This is my current function:

def get_cell_length(cell, row):
    if cell not in row:
        return 0

    length = 1
    next_cell_id = get_next_cell_id(cell.get_attribute('id'))

    next_cell_found = True
    while next_cell_found:
        next_cell_found = False
        for next_cell in row:
            if next_cell.get_attribute('id') == next_cell_id:
                length = length + 1
                cell = next_cell
                next_cell_id = get_next_cell_id(cell.get_attribute('id'))
                next_cell_found = True

    return length
  • get_next_cell_id is given the id of a cell c and returns the next cell_id after c.

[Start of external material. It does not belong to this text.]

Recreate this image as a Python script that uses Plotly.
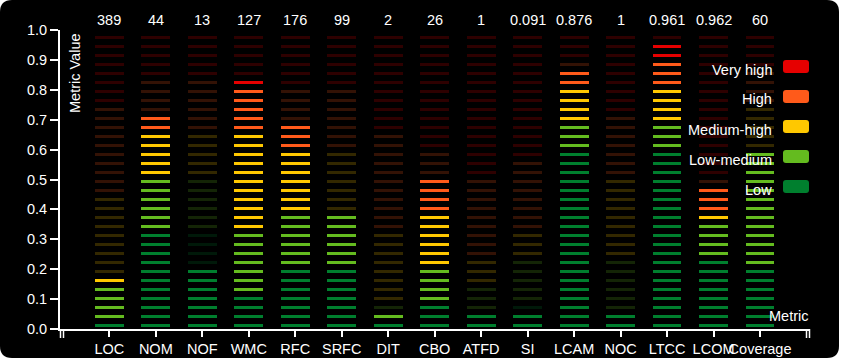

The input could look like this:

row = [("cell1", 1), ("cell2", 2), ("cell3", 3), ("cell5", 5), ("cell6", 6), ("cell7", 7), ("cell10", 10)]

In this case cell.get_attribute('id') should just return cell[1] and get_next_cell_id(id) would just return id + 1.

The expected output would be:

get_cell_length(("cell1", 1), row) -> 3
get_cell_length(("cell2", 2), row) -> 2
get_cell_length(("cell3", 3), row) -> 1
get_cell_length(("cell6", 5), row) -> 2
get_cell_length(("cell10", 10), row) -> 1

But the function does not look clean to me and seem slow as well. Any help is welcome!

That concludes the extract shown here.